== Supplied entries
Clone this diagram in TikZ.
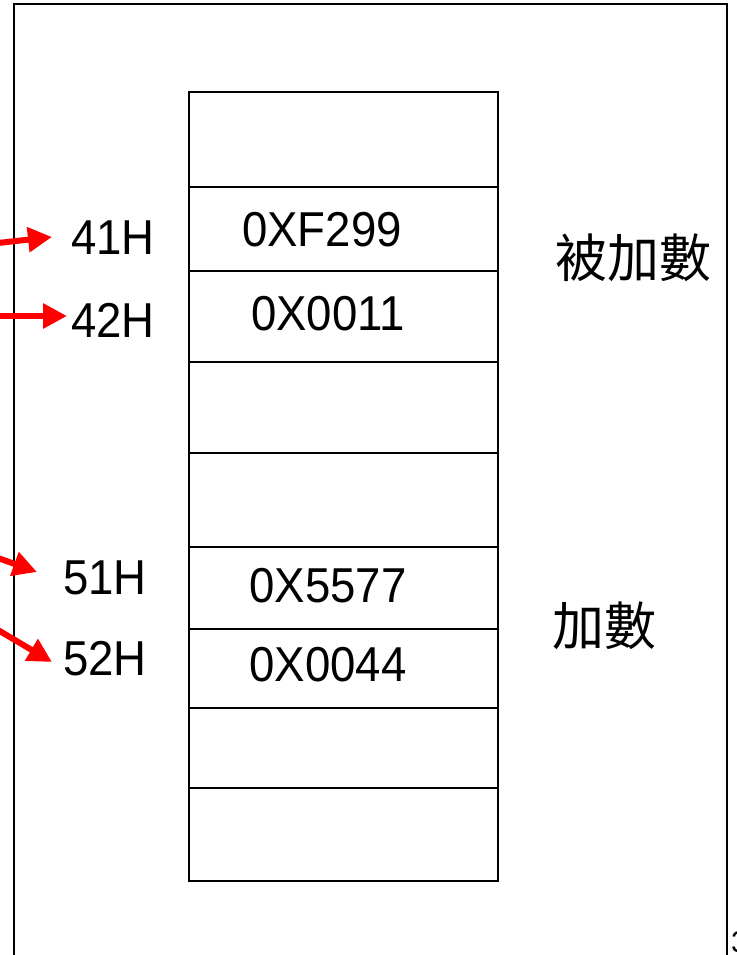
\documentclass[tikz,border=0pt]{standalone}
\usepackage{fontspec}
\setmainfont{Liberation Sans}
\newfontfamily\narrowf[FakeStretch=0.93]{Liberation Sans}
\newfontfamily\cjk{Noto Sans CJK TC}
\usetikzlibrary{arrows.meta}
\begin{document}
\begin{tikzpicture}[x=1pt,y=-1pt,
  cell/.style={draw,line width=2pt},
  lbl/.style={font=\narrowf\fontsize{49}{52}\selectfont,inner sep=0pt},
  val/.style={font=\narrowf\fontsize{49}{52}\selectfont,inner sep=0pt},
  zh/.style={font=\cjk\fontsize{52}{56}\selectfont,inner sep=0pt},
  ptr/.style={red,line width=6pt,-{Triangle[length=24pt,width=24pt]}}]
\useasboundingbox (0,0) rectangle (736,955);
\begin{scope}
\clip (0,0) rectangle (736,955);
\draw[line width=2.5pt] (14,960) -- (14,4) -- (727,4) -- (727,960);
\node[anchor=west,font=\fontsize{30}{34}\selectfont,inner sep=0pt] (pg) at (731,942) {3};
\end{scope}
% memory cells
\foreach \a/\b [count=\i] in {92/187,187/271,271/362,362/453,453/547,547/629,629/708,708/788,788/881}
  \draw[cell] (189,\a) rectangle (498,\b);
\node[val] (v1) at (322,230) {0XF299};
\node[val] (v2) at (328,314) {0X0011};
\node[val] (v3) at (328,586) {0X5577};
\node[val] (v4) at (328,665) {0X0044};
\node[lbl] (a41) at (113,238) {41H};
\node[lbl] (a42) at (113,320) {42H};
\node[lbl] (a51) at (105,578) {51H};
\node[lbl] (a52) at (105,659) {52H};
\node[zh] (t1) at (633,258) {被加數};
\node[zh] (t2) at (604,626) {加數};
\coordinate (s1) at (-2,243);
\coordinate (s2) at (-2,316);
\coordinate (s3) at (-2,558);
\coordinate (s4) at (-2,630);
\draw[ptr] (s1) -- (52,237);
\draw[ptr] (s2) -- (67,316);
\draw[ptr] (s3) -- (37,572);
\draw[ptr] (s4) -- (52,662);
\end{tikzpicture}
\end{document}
====
== Supplied entries
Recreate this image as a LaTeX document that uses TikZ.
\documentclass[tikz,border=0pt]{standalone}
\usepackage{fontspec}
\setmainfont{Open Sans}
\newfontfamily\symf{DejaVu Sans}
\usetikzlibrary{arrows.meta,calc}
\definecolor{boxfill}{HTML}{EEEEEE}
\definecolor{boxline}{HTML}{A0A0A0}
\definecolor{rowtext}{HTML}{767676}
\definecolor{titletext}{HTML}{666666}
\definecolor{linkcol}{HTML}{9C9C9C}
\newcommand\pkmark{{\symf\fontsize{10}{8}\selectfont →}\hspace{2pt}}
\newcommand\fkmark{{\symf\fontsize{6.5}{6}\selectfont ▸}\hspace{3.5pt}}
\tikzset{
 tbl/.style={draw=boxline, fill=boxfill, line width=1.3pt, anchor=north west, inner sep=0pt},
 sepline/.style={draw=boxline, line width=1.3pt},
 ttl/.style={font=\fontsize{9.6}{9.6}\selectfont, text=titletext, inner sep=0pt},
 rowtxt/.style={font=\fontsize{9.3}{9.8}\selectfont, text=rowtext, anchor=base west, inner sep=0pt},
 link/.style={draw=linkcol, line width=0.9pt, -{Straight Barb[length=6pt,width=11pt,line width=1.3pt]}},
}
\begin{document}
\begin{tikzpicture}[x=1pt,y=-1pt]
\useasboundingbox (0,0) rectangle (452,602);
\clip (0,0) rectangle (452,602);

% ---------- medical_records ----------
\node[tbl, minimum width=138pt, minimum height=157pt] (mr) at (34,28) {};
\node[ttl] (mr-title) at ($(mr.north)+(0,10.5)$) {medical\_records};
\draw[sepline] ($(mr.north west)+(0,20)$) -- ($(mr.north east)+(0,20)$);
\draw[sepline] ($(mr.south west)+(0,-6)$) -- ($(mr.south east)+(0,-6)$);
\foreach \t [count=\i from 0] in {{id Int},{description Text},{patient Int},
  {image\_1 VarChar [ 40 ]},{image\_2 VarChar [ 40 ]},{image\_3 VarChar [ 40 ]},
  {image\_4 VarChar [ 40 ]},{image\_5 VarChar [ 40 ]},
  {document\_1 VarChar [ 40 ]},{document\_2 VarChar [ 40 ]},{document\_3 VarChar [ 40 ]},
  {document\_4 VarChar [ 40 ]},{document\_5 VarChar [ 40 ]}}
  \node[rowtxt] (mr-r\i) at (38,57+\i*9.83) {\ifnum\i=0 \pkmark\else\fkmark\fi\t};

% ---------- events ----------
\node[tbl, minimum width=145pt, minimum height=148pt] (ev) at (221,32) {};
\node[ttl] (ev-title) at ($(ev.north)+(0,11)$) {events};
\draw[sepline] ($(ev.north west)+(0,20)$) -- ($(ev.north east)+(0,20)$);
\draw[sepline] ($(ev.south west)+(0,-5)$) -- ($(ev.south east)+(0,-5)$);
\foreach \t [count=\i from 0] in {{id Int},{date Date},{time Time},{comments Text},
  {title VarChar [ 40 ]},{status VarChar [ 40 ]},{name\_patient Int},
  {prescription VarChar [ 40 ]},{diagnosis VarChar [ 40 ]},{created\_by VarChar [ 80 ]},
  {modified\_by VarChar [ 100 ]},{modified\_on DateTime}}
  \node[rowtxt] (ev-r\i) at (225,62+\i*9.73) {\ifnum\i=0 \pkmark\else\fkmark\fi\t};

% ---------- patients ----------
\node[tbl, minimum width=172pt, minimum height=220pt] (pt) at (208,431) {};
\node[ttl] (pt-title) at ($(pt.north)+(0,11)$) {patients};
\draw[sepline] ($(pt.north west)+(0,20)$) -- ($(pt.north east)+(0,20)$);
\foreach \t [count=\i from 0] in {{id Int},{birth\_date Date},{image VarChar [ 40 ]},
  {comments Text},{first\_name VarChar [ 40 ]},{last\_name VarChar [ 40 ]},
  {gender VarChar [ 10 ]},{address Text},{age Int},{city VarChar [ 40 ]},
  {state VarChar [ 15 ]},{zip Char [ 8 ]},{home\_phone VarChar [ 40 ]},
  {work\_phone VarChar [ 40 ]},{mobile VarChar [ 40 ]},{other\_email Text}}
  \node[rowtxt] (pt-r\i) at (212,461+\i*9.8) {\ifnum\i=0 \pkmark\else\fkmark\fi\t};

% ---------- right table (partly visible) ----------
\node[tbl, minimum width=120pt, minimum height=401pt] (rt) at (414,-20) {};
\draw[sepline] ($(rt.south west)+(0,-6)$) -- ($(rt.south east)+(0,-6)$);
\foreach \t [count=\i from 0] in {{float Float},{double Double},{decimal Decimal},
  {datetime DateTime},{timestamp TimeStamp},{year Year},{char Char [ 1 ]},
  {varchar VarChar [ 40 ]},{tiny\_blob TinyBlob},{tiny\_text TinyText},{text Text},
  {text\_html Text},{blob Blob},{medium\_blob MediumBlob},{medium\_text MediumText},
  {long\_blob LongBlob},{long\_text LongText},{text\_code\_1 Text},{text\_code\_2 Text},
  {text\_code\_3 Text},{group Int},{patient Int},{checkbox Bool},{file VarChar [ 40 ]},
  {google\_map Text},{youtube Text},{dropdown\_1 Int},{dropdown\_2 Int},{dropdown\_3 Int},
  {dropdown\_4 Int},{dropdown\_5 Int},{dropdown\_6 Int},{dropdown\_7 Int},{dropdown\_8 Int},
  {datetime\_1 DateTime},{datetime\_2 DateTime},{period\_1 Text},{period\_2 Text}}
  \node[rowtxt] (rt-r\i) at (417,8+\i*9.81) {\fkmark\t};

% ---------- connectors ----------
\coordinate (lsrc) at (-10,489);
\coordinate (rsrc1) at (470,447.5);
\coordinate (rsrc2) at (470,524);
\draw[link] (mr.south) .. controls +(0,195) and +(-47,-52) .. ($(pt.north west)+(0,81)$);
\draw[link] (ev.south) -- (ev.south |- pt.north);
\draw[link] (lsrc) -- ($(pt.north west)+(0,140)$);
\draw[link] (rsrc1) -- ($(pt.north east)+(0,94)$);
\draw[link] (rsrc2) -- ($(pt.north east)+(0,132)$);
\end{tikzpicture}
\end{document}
====
Exercise details.
Give only the number of lines in the data that hold the string "image".

Solution to the problem.
4